As disappointed as we may be with this issue or that, steps are being taken that can't be taken back. My daughter will grow up in a world where it's okay for her to stand up and say "I fight like a girl" and maybe it won't be an insult anymore. It'll be okay for her to love whomever she chooses. And it'll be okay for her to speak her mind, to be a 'fangirl', to be smarter than the boys in the room, and to be "girly"-- whatever that will mean when she's a young woman.
On this day when I have celebrated family and joy and freedom. I thought it would be disappointing if all of these things went with out saying.
Thank you, sincerely, from the bottom of my heart, to those who have served in the war zones abroad. Thank you to those who have questioned the loss of life and treasure for a trumped up reason. Thank you to those who protect me and my family from fire, from danger, from loss.
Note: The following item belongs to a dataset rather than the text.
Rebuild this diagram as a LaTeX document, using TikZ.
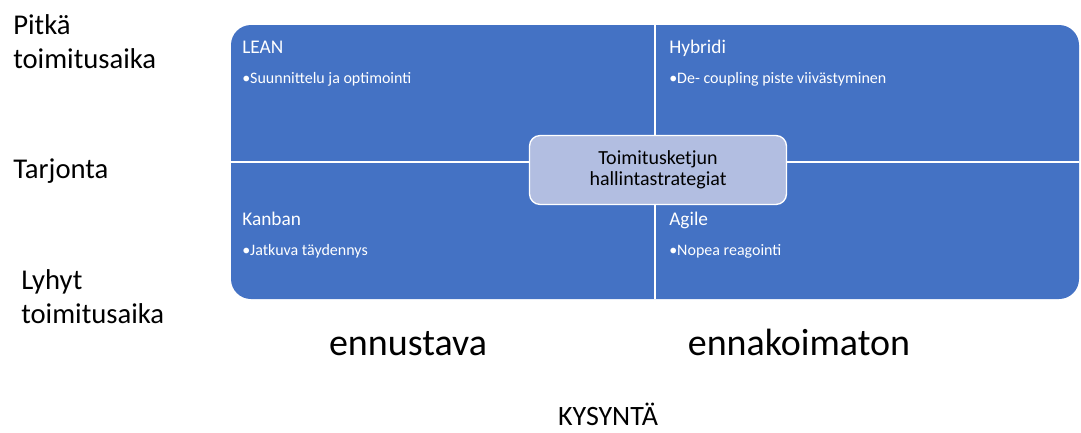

Thank you to those who serve to make this nation the example of true democracy our founding fathers hoped for, but could not create. To the the outsider, the disenfranchised, the hopeless, I say to you today: there are people who see you, who hope for you, who work for you and who love you, as our Creator loved you.
Happy Independence Day, America. This feels like our cantankerous teens, and we have a long way to go. But we've grown so much, and we have much to celebrate, and we should not neglect to do so.